**INSTRUCTIONS TO FOLLOW:**
Produce an exact copy of the lines below that run from the line containing "Output the web" to the line containing "var yTicks = [0.0, 0.2, 0.4, 0.6, 0.8]", inclusive; any picture is omitted.

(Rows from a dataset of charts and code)

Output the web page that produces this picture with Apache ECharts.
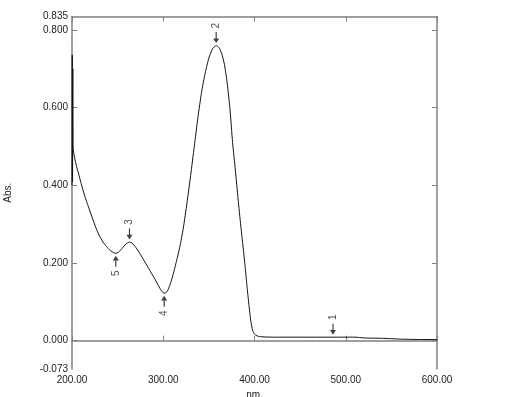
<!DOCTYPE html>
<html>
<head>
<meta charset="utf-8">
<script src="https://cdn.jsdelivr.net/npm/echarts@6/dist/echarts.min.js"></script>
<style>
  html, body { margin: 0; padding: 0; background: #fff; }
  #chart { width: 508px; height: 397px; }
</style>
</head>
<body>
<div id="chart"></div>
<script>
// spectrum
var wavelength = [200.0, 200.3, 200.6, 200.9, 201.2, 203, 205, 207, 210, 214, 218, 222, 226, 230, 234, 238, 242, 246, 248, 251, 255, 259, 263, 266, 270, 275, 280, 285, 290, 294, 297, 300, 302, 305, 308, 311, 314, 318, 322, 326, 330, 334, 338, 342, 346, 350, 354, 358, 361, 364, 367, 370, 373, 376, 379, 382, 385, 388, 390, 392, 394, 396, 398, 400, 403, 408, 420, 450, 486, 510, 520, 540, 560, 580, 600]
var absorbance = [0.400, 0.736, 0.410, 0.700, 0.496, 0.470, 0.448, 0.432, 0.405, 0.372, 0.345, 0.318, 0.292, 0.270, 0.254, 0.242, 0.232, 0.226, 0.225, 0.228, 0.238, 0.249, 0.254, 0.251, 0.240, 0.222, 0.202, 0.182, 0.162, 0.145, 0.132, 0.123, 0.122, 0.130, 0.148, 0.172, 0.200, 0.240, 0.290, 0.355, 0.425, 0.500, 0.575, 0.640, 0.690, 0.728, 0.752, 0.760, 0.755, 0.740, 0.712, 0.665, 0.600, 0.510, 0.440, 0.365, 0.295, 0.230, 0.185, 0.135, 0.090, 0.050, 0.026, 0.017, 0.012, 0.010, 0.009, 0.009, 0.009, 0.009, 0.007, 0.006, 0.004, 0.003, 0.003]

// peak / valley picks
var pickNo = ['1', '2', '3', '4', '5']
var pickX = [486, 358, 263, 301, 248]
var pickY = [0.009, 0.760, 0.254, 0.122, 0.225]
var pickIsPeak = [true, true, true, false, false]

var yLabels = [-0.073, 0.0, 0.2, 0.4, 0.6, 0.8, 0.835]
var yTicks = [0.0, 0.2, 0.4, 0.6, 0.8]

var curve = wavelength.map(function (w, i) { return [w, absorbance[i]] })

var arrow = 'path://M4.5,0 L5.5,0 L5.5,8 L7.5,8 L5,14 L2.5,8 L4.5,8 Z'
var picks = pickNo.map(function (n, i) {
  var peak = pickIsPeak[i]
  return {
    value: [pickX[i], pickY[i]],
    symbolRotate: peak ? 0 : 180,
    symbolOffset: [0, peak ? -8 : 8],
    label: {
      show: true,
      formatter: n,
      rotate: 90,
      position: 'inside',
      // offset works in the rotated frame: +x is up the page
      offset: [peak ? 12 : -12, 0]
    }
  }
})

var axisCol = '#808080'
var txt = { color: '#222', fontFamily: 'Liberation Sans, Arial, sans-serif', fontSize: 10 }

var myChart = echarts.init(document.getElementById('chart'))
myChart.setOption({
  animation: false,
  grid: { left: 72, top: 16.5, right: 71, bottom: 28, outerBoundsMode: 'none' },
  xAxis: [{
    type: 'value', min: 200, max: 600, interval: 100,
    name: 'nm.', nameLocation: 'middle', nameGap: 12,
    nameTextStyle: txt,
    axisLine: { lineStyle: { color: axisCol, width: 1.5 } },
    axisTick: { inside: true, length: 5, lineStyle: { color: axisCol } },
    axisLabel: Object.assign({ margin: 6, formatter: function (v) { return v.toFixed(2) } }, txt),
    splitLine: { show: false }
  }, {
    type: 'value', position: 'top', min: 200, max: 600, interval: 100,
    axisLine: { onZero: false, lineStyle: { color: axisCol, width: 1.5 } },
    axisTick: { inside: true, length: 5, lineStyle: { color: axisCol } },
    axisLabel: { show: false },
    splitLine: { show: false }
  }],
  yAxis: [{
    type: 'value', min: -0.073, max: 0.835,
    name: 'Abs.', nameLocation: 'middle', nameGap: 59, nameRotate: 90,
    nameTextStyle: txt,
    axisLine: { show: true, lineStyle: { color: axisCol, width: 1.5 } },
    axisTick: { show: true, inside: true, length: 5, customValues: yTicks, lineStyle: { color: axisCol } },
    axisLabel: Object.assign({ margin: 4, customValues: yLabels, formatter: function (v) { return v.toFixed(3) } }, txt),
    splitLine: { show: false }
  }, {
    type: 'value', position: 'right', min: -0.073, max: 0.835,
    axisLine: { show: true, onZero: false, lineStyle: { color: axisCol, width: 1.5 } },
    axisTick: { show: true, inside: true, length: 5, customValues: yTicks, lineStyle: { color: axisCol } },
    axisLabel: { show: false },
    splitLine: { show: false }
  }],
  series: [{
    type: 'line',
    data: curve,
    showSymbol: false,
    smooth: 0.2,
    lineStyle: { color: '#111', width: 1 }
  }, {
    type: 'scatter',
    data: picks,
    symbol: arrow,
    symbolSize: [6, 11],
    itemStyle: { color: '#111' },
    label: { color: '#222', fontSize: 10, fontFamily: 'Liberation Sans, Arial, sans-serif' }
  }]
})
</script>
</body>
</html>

---

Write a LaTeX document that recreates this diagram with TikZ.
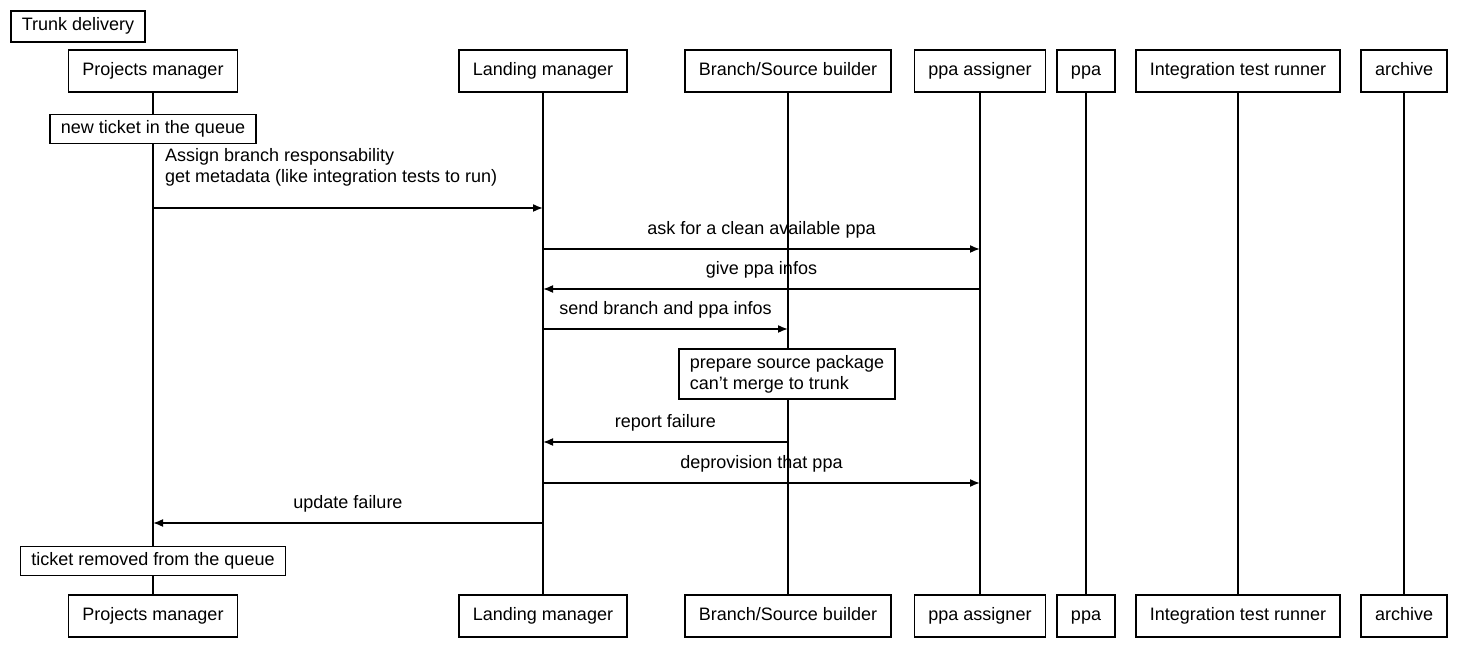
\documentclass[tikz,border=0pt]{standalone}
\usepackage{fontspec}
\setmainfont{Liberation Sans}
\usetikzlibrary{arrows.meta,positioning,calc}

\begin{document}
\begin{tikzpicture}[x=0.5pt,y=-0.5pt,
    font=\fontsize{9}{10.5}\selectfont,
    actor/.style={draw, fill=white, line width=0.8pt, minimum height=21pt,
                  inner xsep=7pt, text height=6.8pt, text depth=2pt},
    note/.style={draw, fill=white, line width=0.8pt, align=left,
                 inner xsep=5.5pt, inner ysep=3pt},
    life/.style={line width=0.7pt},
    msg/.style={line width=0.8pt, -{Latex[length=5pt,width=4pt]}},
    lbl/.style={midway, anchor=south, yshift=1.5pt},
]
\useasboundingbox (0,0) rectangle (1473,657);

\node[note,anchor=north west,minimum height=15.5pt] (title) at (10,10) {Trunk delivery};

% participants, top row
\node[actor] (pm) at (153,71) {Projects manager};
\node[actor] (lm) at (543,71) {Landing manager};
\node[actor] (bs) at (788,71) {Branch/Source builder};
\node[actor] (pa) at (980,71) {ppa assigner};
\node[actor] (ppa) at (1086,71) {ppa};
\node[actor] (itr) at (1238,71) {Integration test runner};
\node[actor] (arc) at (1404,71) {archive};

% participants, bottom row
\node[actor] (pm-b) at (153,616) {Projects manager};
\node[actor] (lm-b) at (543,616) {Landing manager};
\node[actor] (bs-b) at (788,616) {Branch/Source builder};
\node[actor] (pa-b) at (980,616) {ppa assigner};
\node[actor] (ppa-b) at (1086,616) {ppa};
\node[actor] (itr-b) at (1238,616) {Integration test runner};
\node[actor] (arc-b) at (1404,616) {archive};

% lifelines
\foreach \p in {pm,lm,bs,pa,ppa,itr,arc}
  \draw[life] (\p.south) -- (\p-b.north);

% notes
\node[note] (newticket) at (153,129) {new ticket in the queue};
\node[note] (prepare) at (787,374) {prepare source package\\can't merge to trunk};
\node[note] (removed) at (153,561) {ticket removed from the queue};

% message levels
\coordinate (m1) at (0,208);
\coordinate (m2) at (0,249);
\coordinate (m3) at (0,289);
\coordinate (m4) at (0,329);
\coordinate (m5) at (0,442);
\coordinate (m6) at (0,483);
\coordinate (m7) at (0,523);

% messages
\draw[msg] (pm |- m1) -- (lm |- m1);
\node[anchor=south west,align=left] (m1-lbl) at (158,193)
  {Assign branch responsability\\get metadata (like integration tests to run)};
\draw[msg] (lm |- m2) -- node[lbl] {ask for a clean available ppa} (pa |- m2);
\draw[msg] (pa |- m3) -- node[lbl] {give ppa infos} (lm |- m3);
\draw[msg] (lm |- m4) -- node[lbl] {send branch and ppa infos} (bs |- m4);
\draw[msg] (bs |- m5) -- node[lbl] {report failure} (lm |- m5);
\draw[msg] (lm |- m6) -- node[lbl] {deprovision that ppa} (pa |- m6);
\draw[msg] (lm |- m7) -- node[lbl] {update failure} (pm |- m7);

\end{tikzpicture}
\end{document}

---

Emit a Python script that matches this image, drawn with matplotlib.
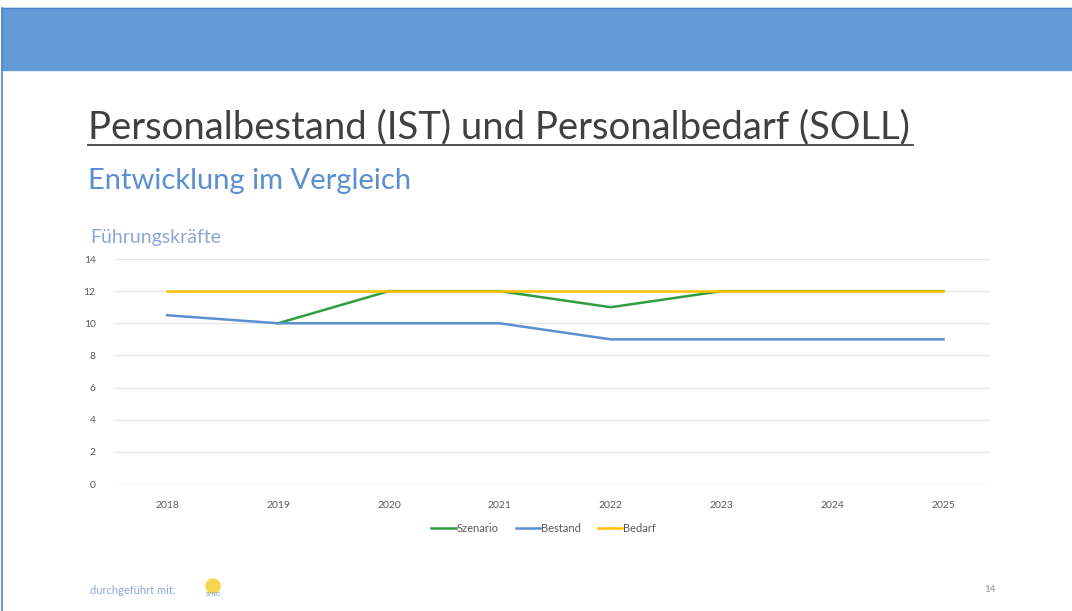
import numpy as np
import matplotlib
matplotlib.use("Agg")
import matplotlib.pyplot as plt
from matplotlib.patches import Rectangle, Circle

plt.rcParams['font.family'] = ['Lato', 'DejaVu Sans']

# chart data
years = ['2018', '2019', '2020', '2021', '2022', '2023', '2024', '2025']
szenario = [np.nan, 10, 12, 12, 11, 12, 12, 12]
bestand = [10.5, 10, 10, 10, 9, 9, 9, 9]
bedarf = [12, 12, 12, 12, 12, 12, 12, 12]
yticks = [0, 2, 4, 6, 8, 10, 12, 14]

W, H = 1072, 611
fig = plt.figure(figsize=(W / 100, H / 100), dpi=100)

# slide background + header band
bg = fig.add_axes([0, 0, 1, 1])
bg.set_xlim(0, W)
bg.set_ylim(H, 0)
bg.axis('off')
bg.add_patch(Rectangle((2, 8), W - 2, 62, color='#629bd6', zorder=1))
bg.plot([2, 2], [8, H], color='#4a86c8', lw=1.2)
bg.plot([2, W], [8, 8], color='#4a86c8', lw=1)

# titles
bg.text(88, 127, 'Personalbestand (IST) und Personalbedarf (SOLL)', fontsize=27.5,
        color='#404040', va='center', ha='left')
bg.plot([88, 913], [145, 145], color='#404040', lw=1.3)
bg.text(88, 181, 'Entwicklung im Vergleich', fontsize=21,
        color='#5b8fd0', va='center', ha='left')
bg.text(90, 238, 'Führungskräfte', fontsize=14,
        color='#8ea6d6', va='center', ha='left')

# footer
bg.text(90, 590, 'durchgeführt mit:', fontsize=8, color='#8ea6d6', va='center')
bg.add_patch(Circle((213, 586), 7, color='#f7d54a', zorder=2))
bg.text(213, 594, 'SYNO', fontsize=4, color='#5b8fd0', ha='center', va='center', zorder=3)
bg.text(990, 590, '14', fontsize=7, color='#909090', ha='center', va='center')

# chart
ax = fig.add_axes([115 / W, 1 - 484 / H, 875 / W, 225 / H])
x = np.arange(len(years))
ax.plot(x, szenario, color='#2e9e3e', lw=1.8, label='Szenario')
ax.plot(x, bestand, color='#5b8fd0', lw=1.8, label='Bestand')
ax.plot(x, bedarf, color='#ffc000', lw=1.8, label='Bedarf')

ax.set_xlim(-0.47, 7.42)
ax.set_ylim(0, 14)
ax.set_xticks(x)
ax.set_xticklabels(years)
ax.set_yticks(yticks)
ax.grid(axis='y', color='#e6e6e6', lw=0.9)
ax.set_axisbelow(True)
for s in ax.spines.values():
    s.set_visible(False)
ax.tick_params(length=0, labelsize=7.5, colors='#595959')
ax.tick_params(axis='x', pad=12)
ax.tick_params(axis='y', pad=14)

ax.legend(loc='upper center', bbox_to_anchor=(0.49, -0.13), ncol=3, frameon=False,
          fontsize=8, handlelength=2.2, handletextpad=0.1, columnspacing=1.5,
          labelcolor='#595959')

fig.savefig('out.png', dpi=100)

**RESPONSE:**
Output the web page that produces this picture with Apache ECharts.
<!DOCTYPE html>
<html>
<head>
<meta charset="utf-8">
<script src="https://cdn.jsdelivr.net/npm/echarts@6/dist/echarts.min.js"></script>
<style>
  html, body { margin: 0; padding: 0; background: #fff; }
  #chart { width: 508px; height: 397px; }
</style>
</head>
<body>
<div id="chart"></div>
<script>
// spectrum
var wavelength = [200.0, 200.3, 200.6, 200.9, 201.2, 203, 205, 207, 210, 214, 218, 222, 226, 230, 234, 238, 242, 246, 248, 251, 255, 259, 263, 266, 270, 275, 280, 285, 290, 294, 297, 300, 302, 305, 308, 311, 314, 318, 322, 326, 330, 334, 338, 342, 346, 350, 354, 358, 361, 364, 367, 370, 373, 376, 379, 382, 385, 388, 390, 392, 394, 396, 398, 400, 403, 408, 420, 450, 486, 510, 520, 540, 560, 580, 600]
var absorbance = [0.400, 0.736, 0.410, 0.700, 0.496, 0.470, 0.448, 0.432, 0.405, 0.372, 0.345, 0.318, 0.292, 0.270, 0.254, 0.242, 0.232, 0.226, 0.225, 0.228, 0.238, 0.249, 0.254, 0.251, 0.240, 0.222, 0.202, 0.182, 0.162, 0.145, 0.132, 0.123, 0.122, 0.130, 0.148, 0.172, 0.200, 0.240, 0.290, 0.355, 0.425, 0.500, 0.575, 0.640, 0.690, 0.728, 0.752, 0.760, 0.755, 0.740, 0.712, 0.665, 0.600, 0.510, 0.440, 0.365, 0.295, 0.230, 0.185, 0.135, 0.090, 0.050, 0.026, 0.017, 0.012, 0.010, 0.009, 0.009, 0.009, 0.009, 0.007, 0.006, 0.004, 0.003, 0.003]

// peak / valley picks
var pickNo = ['1', '2', '3', '4', '5']
var pickX = [486, 358, 263, 301, 248]
var pickY = [0.009, 0.760, 0.254, 0.122, 0.225]
var pickIsPeak = [true, true, true, false, false]

var yLabels = [-0.073, 0.0, 0.2, 0.4, 0.6, 0.8, 0.835]
var yTicks = [0.0, 0.2, 0.4, 0.6, 0.8]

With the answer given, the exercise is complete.